Several things seem pertinent.
When my father began sexually abusing me, I was around 4 or 5 years old. The memories I have of that time are veiled in fantasy. I didn’t have the maturity to understand what was happening. I didn’t like it. It scared me. It felt wrong. But I didn’t have the ability to grasp or process what he was doing or the implications of his actions. I was able to create a make-believe world and escape into it.
As an older child, escape became more difficult. I finally reached an age and a point where it was no longer possible to ignore, warp, or wrap what he was doing to me in an imaginary world. I could no longer deny or fictionalize the abuse. This is when I shattered. Completely, utterly shattered.
I believe the crystal-clear memory I have, this memory that haunts me still, is of the day, the moment in time, when that horrible shattering took place. So, even though what he did that day was not the vilest thing my father would ever do to me over the years he abused me, it was a significant moment in time because of the internal impact. It was the moment my soul was utterly obliterated.

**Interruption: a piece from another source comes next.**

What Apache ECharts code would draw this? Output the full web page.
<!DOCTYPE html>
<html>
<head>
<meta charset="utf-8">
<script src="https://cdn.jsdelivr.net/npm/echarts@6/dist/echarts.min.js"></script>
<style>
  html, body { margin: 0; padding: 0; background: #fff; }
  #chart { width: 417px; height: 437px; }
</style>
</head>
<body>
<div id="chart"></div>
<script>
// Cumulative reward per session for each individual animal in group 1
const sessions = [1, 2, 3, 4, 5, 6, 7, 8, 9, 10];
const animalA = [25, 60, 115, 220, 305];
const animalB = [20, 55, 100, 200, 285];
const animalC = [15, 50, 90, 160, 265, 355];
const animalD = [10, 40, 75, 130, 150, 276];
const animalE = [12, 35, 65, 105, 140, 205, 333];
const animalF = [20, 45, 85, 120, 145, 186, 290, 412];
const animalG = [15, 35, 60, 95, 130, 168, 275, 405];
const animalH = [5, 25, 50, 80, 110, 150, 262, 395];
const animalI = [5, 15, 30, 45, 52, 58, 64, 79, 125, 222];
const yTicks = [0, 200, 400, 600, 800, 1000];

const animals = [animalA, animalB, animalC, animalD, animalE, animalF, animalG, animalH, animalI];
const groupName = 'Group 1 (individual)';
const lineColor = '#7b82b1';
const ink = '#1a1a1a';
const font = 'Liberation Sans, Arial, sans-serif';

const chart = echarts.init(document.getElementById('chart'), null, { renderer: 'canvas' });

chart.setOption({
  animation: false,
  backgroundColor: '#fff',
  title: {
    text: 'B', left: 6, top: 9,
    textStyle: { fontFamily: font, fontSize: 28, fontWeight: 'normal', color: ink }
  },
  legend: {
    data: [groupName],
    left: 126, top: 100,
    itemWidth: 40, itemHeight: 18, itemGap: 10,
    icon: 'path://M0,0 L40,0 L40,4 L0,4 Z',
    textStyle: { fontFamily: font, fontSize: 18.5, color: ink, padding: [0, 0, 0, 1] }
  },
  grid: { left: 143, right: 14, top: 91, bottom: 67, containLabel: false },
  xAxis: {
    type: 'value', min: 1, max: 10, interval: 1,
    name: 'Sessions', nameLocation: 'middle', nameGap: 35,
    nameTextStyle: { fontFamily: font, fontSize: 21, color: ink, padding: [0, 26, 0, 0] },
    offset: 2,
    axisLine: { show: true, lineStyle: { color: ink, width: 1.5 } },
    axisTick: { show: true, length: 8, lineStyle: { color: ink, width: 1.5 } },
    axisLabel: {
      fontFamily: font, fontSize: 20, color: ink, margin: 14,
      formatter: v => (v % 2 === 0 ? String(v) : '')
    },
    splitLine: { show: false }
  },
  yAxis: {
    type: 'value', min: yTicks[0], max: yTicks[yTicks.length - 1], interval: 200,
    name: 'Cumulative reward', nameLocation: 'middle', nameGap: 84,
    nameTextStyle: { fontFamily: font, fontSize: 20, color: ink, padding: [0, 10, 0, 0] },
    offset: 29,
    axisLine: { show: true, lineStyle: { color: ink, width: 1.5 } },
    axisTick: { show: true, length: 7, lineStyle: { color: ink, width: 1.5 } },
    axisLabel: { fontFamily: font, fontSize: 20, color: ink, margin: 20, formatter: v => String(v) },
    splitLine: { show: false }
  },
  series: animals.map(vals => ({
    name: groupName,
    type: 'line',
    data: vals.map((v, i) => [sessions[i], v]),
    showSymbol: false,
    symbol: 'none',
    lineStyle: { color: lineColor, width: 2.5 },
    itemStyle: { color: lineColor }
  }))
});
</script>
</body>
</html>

I didn’t stop loving Christmas. Not then. I do, however, hate snow. And Christmas was never again a carefree or magical season.

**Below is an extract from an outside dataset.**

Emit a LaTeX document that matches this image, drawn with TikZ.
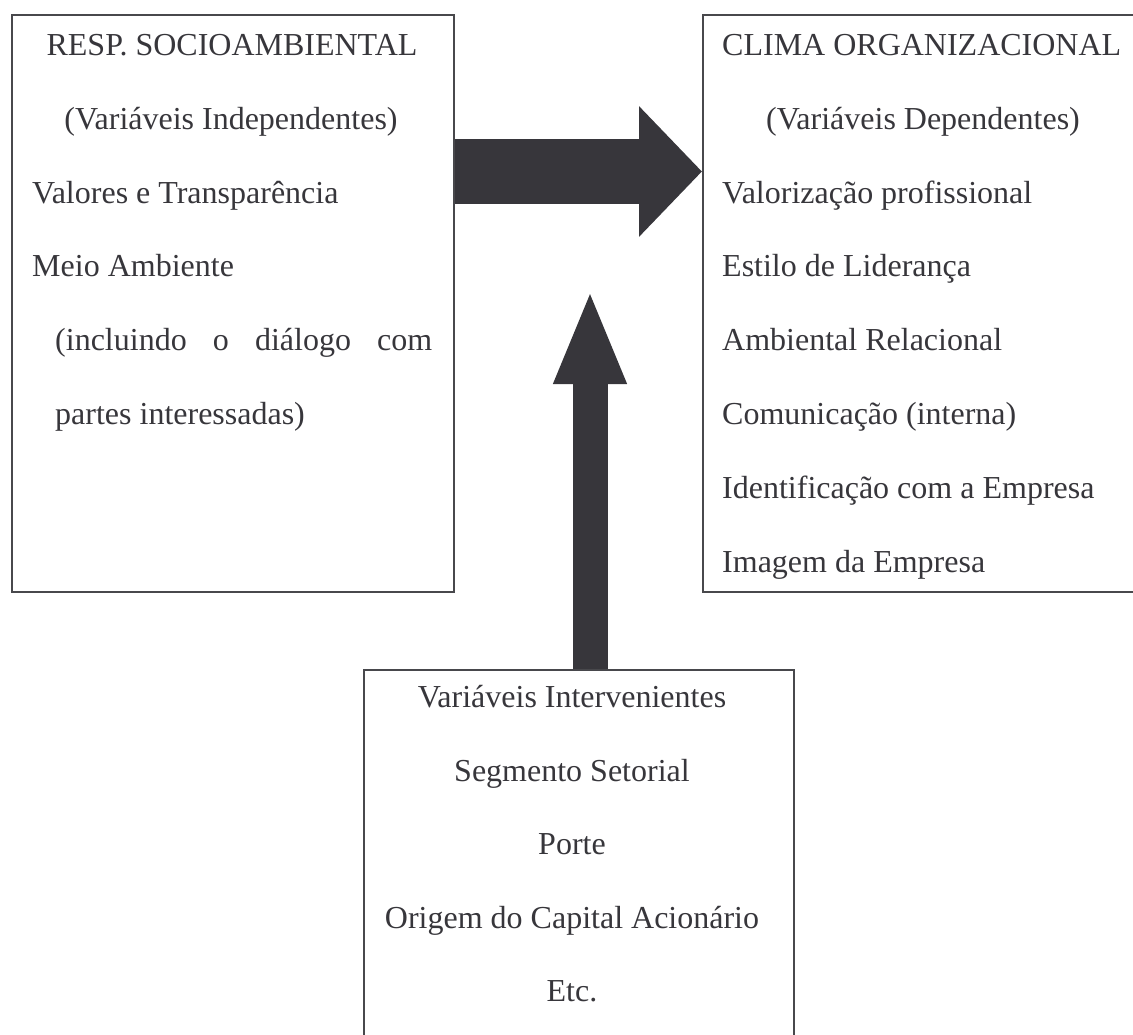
\documentclass[tikz,border=0pt]{standalone}
\usepackage{fontspec}
\setmainfont{Liberation Serif}
\usetikzlibrary{arrows.meta}
\definecolor{ink}{HTML}{37363B}
\definecolor{frame}{HTML}{48484C}

\begin{document}
\begin{tikzpicture}
[x=1pt,y=-1pt]
\tikzset{box/.style={draw=frame,line width=1.6pt,rectangle,anchor=north west,inner sep=0pt}}
\tikzset{txt/.style={anchor=base west,inner sep=0pt,text=ink,font=\fontsize{32}{38}\selectfont}}
\tikzset{ctxt/.style={txt,anchor=base}}
\tikzset{fat/.style={draw=ink,line width=65pt,-{Triangle[length=63pt,width=127pt]}}}
\useasboundingbox (0,0) rectangle (1133,1034);
\clip (0,0) rectangle (1133,1034);

\node [box,minimum width=442pt,minimum height=577pt] (resp) at (11,14) {};
\node [box,minimum width=450pt,minimum height=577pt] (clima) at (702,14) {};
\node [box,minimum width=430pt,minimum height=390pt] (interv) at (363,669) {};

\node [ctxt] (r1) at (232,55.5) {RESP. SOCIOAMBIENTAL};
\node [ctxt] (r2) at (231,129.3) {(Variáveis Independentes)};
\node [txt] (r3) at (32,203) {Valores e Transparência};
\node [txt] (r4) at (32,276.8) {Meio Ambiente};
\node [txt] (r5) at (55,350.7) {\makebox[377pt][s]{(incluindo o diálogo com}};
\node [txt] (r6) at (55,424.5) {partes interessadas)};

\node [txt] (c1) at (722,55.5) {CLIMA ORGANIZACIONAL};
\node [txt] (c2) at (766,129.3) {(Variáveis Dependentes)};
\node [txt] (c3) at (722,203) {Valorização profissional};
\node [txt] (c4) at (722,276.8) {Estilo de Liderança};
\node [txt] (c5) at (722,350.7) {Ambiental Relacional};
\node [txt] (c6) at (722,424.5) {Comunicação (interna)};
\node [txt] (c7) at (722,498.3) {Identificação com a Empresa};
\node [txt] (c8) at (722,572) {Imagem da Empresa};

\node [ctxt] (i1) at (572,707.5) {Variáveis Intervenientes};
\node [ctxt] (i2) at (572,781) {Segmento Setorial};
\node [ctxt] (i3) at (572,854.5) {Porte};
\node [ctxt] (i4) at (572,928) {Origem do Capital Acionário};
\node [ctxt] (i5) at (572,1001.5) {Etc.};

\coordinate (armY) at (0,171.5);
\coordinate (upTip) at (590,289);

\draw [fat] (resp.east |- armY) -- (clima.west |- armY);
\draw [fat,line width=35pt,-{Triangle[length=95pt,width=66pt]}] (interv.north -| upTip) -- (upTip);
\end{tikzpicture}
\end{document}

The holiday has never again been wonderful or innocent. I find myself looking over my shoulder. Waiting for everything to morph into some unspeakable reality. There remains a hidden razor’s edge, cutting into my deepest and most vulnerable parts and wounded places. There is now unbearable pain mixed with a momentary expectation of happiness. Fear mixed with the shallow laughter. Terror mixed in with the carols that are exuberantly sung. And I have stopped believing Christmas will be special. Because everything that was once special has been stripped away and destroyed.
Magic no longer exists. The lights are not as bright, the ornaments aren’t as shiny. I see the shadows.
A hideous monster hid beneath the bows and colorful paper that covered the gifts under the tree. I knew the monster. And the monster knew me. He watched me, waiting, pouncing, taking. Christmas that year was when I finally understood what he was. And seeing, I firmly put the lid back on the brightly wrapped box in which he hid, disguised. I stood, walked on trembling legs, and carried on, acting as if everything was as it seemed. As though nothing evil lay beneath the tinsel, glitter and lights. As if nothing foul had happened. Pretending the Christmas snow was yet unmarked and undefiled.
He is long dead now, this vulgar, unclean monster. This ghost of Christmas past. But he haunts me still.